-- start of DATA IN THIS EXERCISE --
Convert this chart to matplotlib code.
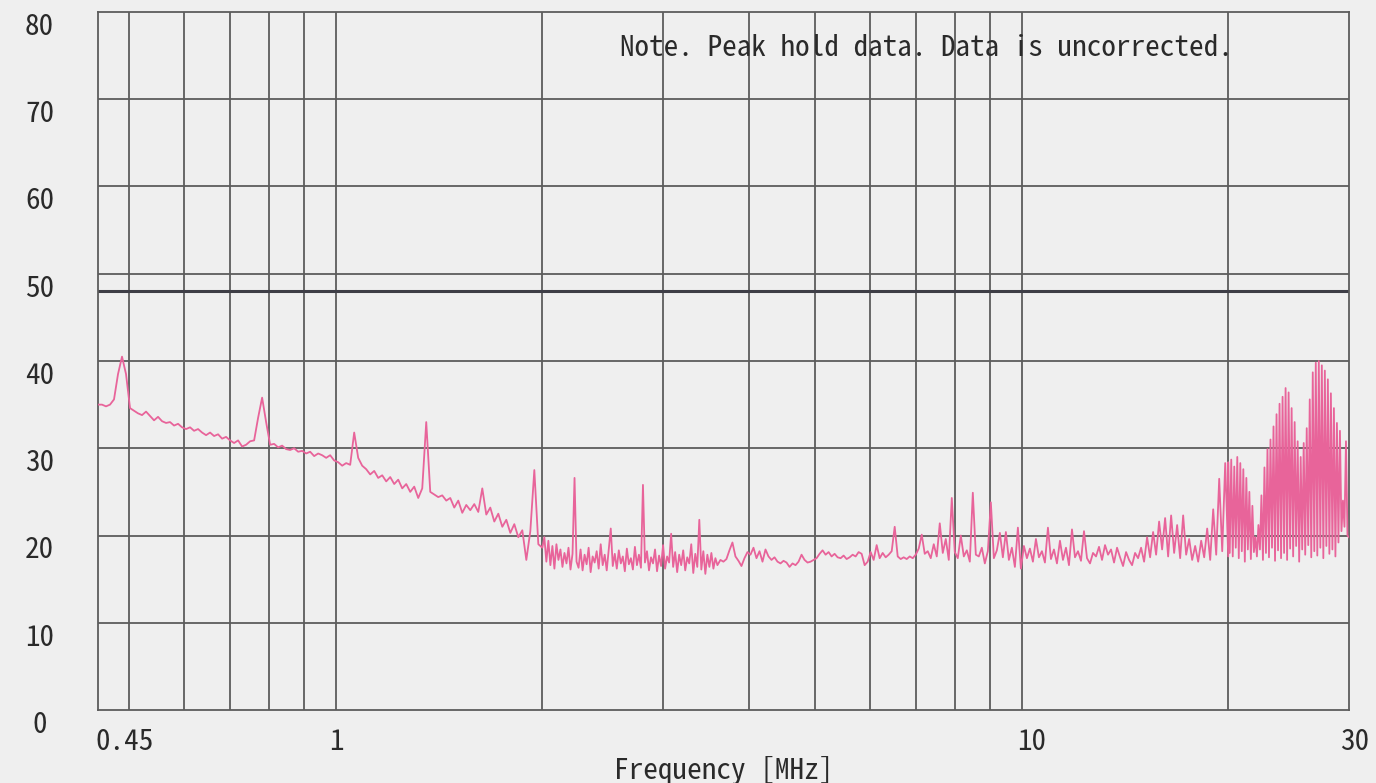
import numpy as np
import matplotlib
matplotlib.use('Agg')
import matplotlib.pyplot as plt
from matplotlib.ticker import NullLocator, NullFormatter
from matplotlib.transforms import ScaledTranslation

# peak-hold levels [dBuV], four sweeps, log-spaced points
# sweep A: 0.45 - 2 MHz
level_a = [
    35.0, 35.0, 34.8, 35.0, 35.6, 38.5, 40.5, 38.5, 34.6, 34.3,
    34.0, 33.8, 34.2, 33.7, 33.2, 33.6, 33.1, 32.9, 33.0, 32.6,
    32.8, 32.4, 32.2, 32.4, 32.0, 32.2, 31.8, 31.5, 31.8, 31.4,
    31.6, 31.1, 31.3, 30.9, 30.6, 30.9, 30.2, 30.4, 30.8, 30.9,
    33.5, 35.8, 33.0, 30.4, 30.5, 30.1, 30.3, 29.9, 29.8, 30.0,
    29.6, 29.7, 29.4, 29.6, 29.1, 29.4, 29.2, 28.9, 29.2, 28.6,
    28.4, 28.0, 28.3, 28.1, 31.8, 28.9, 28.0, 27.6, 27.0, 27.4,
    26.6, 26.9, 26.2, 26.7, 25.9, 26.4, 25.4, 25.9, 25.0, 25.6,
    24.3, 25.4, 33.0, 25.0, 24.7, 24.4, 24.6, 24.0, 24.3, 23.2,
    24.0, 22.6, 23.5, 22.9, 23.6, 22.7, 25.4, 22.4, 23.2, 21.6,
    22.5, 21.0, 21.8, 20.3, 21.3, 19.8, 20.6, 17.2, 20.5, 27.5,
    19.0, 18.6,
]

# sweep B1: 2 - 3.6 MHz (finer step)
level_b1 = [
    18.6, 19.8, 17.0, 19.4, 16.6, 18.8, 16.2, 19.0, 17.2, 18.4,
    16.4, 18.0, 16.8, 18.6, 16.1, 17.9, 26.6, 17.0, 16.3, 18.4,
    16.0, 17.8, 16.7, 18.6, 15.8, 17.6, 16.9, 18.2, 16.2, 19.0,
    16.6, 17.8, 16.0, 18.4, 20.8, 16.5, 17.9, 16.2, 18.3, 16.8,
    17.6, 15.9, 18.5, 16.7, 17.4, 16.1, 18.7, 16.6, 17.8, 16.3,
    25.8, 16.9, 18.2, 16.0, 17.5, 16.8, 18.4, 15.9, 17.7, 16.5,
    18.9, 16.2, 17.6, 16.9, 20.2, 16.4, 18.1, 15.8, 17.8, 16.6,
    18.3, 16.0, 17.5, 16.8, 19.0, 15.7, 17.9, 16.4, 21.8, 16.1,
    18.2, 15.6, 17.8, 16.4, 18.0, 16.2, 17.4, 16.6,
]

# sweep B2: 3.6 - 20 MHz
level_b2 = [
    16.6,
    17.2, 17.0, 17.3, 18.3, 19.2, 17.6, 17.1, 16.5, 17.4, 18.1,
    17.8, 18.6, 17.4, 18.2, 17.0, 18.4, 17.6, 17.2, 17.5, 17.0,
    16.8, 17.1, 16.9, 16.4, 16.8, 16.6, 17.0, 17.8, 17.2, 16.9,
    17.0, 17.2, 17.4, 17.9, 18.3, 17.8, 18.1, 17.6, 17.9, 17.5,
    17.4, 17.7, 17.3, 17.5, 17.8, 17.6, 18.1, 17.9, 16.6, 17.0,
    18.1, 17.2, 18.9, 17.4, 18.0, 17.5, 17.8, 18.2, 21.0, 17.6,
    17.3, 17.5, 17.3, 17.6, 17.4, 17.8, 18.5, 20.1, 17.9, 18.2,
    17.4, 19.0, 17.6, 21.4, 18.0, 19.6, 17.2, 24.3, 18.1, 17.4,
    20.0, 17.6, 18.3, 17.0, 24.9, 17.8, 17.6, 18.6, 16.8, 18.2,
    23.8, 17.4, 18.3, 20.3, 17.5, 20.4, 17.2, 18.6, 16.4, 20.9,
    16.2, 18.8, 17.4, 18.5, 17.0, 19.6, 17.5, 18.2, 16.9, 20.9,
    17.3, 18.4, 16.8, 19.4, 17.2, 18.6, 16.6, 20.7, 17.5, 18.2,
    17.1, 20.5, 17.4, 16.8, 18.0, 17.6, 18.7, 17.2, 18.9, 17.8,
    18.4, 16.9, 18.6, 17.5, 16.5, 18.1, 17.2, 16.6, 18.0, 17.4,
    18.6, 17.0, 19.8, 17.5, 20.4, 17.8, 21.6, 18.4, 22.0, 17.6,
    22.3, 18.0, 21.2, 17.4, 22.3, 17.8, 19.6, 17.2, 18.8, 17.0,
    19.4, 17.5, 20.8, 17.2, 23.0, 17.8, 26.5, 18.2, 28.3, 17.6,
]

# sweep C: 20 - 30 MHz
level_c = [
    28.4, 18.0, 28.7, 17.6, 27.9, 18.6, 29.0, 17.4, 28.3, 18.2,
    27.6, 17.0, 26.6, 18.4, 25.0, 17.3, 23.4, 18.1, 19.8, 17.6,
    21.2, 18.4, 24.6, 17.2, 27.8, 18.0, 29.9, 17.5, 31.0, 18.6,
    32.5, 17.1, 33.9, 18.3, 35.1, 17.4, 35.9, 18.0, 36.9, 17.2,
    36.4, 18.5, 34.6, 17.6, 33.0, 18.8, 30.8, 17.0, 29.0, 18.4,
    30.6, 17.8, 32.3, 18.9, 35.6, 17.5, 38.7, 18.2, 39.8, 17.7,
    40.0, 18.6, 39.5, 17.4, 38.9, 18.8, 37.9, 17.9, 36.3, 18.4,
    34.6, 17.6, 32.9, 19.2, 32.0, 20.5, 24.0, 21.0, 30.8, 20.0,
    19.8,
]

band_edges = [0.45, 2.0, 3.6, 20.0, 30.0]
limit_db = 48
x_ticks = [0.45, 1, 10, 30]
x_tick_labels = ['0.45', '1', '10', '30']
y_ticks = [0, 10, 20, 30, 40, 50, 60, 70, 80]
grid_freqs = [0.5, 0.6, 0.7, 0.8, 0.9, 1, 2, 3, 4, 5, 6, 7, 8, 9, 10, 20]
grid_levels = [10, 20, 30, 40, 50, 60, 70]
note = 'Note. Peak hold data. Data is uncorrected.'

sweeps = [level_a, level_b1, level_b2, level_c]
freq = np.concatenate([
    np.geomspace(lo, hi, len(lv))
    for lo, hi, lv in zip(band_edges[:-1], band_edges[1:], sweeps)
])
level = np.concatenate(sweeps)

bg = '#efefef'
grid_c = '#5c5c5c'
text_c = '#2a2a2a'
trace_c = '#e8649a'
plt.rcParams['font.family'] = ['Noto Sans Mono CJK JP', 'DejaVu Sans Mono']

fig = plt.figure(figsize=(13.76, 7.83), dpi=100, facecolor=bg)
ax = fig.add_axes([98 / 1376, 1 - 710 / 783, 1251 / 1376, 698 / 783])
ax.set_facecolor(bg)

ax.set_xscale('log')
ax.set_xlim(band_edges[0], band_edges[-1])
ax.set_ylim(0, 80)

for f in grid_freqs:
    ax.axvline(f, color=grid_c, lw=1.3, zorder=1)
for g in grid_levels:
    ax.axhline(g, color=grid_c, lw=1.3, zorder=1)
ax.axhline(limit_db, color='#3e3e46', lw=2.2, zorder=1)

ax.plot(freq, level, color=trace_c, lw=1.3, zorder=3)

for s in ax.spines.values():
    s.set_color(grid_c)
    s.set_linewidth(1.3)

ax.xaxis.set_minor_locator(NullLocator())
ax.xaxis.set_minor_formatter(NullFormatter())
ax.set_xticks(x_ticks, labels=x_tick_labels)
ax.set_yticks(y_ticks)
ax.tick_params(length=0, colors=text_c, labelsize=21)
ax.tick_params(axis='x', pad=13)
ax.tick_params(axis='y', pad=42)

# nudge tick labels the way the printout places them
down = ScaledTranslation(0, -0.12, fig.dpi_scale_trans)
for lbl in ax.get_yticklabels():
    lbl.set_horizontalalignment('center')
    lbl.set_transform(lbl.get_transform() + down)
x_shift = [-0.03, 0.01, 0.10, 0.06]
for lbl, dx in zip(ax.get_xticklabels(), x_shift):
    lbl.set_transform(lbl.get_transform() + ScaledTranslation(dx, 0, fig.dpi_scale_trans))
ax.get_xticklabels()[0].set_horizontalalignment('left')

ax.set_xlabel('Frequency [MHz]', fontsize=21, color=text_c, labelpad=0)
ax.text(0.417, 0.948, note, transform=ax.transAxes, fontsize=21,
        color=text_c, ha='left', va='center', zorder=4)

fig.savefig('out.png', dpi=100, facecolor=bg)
-- end of DATA IN THIS EXERCISE --
-- start of DATA IN THIS EXERCISE --
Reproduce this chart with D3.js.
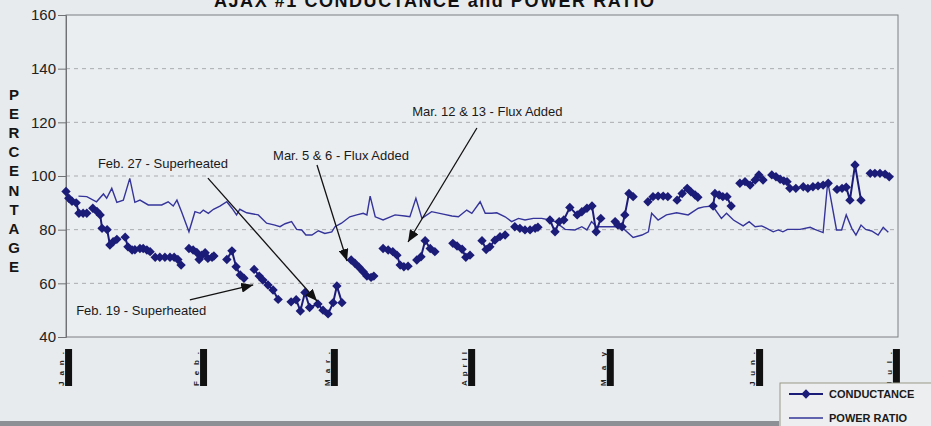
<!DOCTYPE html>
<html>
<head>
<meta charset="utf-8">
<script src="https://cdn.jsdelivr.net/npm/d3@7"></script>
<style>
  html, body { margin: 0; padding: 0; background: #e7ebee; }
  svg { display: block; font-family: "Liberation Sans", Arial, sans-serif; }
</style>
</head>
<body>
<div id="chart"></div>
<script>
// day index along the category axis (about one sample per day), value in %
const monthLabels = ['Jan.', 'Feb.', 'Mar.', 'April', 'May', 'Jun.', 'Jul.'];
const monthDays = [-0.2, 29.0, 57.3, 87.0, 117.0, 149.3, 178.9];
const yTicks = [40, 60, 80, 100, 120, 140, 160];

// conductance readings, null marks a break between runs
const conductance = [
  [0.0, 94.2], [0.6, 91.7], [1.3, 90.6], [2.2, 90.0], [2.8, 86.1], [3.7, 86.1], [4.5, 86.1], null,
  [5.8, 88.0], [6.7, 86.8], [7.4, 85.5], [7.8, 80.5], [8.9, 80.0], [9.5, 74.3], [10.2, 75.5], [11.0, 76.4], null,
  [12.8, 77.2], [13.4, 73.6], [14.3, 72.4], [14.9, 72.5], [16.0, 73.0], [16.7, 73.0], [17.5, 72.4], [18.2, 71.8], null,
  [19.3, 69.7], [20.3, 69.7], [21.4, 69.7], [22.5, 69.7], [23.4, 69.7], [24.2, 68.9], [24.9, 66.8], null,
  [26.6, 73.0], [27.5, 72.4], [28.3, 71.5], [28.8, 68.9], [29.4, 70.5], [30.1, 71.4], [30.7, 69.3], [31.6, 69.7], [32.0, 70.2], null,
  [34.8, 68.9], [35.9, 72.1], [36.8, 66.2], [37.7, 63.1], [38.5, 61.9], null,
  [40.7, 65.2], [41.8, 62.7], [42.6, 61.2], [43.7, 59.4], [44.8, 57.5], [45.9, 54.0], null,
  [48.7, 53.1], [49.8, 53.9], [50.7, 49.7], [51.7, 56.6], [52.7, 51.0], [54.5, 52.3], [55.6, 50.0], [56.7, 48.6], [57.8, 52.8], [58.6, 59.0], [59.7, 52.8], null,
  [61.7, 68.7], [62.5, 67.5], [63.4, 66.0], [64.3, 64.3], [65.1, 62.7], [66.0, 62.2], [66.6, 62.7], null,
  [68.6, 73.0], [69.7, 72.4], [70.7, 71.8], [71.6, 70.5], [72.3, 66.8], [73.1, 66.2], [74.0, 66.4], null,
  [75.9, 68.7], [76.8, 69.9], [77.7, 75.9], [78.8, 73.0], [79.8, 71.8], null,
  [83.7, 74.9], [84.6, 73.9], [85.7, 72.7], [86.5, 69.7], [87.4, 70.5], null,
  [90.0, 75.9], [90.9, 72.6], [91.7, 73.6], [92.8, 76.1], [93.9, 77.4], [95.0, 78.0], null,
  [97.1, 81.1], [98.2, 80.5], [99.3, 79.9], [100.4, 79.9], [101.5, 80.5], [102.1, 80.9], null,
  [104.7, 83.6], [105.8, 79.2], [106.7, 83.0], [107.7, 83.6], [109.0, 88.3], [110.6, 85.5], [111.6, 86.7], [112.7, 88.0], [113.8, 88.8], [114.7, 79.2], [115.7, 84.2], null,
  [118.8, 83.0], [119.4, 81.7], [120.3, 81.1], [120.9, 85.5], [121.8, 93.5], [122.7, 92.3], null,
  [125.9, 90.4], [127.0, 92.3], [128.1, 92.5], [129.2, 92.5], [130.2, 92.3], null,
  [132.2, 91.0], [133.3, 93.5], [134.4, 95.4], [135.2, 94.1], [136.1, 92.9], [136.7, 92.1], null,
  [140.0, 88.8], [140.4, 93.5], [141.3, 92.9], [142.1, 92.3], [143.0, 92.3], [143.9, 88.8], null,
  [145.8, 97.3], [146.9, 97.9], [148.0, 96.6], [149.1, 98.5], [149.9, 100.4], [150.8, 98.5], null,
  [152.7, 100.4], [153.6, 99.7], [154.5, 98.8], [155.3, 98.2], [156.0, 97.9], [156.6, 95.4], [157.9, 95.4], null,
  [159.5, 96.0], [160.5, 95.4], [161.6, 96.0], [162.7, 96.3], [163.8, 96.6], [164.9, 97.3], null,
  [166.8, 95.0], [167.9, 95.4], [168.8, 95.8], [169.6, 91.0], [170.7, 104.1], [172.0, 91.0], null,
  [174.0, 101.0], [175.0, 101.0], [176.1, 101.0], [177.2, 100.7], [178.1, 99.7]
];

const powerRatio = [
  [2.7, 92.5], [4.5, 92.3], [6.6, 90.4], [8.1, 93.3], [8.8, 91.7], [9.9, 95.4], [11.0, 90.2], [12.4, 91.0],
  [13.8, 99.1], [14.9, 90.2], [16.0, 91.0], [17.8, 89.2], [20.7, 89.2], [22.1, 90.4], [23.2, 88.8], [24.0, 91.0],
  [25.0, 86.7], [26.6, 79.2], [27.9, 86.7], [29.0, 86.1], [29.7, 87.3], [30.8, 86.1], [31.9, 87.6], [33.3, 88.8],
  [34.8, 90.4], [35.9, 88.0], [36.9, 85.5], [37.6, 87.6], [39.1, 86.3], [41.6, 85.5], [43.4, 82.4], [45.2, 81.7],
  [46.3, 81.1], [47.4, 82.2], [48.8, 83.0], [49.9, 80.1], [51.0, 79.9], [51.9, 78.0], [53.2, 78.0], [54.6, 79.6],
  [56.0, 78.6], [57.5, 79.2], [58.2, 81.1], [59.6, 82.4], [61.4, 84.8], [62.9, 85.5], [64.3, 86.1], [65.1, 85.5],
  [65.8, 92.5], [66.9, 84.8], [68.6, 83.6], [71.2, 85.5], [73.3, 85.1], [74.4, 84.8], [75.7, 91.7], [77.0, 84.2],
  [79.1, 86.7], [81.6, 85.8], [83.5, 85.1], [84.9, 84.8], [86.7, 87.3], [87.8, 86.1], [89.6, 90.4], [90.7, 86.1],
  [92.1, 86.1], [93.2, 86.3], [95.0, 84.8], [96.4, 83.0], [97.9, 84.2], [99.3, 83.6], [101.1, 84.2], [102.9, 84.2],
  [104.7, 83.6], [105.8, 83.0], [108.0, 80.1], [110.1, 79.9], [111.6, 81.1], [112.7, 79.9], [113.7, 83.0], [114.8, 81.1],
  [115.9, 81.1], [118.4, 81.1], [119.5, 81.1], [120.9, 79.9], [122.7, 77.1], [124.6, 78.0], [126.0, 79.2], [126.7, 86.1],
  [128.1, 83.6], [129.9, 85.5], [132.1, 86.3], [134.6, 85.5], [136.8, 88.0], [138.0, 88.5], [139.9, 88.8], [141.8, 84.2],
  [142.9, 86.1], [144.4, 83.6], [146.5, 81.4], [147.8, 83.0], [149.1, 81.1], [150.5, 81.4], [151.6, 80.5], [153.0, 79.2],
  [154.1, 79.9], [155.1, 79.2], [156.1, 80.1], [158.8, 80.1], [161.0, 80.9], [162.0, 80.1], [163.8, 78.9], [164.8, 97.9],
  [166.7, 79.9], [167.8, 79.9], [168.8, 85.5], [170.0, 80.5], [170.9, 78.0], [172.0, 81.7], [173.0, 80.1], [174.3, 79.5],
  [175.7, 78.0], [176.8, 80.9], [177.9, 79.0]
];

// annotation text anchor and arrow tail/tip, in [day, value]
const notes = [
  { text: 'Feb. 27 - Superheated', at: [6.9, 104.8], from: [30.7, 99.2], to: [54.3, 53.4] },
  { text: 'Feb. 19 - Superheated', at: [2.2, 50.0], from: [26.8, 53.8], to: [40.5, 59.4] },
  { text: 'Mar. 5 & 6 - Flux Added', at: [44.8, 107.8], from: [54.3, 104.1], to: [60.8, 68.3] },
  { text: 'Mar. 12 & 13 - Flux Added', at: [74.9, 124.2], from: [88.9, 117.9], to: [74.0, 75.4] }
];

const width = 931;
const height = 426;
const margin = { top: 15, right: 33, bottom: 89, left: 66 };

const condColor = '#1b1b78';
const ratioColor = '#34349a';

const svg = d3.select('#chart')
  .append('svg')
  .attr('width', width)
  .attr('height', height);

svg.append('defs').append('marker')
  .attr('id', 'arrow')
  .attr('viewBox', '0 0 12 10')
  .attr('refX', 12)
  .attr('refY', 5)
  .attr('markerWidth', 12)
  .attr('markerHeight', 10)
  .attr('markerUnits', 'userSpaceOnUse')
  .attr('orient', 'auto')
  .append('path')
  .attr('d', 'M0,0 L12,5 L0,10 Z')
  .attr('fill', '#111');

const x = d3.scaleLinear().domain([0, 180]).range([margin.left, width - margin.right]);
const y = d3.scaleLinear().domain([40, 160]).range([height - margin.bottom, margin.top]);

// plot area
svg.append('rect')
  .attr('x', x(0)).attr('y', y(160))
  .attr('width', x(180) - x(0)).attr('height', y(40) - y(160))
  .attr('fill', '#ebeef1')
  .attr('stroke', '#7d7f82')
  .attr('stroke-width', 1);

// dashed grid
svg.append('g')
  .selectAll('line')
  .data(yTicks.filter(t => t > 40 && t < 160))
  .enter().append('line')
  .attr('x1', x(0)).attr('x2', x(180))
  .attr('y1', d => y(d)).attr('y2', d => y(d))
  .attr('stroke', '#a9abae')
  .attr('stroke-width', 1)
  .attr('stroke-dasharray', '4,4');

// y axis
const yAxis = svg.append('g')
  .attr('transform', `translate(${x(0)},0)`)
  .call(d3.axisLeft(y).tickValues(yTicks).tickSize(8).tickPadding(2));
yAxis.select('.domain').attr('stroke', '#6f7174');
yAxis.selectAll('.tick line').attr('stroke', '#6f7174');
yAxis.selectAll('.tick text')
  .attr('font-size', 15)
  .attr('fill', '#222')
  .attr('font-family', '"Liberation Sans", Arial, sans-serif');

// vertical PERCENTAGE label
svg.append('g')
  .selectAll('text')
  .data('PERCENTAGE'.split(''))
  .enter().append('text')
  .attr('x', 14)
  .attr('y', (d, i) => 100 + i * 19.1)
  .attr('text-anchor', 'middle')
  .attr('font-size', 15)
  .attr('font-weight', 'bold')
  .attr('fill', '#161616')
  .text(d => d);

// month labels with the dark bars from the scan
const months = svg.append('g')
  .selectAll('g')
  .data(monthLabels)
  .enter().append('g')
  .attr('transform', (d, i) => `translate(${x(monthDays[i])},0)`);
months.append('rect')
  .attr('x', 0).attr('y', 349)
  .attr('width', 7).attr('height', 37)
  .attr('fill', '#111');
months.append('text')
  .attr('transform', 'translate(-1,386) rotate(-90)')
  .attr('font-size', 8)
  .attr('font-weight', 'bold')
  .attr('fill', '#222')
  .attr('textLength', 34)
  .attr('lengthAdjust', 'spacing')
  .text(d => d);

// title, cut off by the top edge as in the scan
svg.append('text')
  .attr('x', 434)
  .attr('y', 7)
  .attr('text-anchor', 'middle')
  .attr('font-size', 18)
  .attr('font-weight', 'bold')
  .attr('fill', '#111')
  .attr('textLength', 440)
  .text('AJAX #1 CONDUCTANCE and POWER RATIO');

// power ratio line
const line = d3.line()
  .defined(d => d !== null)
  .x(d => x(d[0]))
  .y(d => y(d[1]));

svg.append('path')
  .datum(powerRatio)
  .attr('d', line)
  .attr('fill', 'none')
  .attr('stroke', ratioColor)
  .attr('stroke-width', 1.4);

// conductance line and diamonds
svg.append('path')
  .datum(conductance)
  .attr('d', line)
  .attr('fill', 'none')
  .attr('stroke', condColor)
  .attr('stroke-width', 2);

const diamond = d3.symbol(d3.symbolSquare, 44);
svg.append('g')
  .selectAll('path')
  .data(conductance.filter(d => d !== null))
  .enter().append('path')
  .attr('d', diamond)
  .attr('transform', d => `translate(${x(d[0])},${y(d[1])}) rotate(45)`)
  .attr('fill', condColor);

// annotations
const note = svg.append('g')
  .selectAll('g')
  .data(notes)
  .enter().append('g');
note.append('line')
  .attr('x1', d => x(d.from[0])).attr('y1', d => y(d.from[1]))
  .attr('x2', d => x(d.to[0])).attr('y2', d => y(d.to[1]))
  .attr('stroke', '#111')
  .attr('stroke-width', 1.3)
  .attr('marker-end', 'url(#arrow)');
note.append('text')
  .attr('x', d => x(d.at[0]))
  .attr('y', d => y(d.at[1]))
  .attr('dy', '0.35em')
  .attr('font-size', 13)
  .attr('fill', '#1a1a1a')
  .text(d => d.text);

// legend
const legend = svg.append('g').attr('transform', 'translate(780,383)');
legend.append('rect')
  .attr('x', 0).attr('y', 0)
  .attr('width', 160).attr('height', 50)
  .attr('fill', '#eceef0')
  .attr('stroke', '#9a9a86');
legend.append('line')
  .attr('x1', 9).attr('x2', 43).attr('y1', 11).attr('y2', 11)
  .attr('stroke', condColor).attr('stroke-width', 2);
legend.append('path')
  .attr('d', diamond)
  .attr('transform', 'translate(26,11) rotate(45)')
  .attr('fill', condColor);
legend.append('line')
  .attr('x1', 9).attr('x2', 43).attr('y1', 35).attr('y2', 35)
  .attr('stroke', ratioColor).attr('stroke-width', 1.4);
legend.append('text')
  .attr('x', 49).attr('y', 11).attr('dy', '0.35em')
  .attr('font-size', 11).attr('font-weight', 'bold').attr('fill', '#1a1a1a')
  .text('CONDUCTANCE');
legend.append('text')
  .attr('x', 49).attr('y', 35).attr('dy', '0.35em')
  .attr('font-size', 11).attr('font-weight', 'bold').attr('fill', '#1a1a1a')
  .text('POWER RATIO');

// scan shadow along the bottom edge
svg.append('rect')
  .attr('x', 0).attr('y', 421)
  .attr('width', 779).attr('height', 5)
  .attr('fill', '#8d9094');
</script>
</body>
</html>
-- end of DATA IN THIS EXERCISE --
● JOB: Your task is to quote, unchanged, only the lines from the line bearing "Convert this chart to matplotlib code." through the line bearing "from matplotlib.transforms import"; the pictures are not part of the copy.

● EXPECTED ANSWER:
Convert this chart to matplotlib code.
import numpy as np
import matplotlib
matplotlib.use('Agg')
import matplotlib.pyplot as plt
from matplotlib.ticker import NullLocator, NullFormatter
from matplotlib.transforms import ScaledTranslation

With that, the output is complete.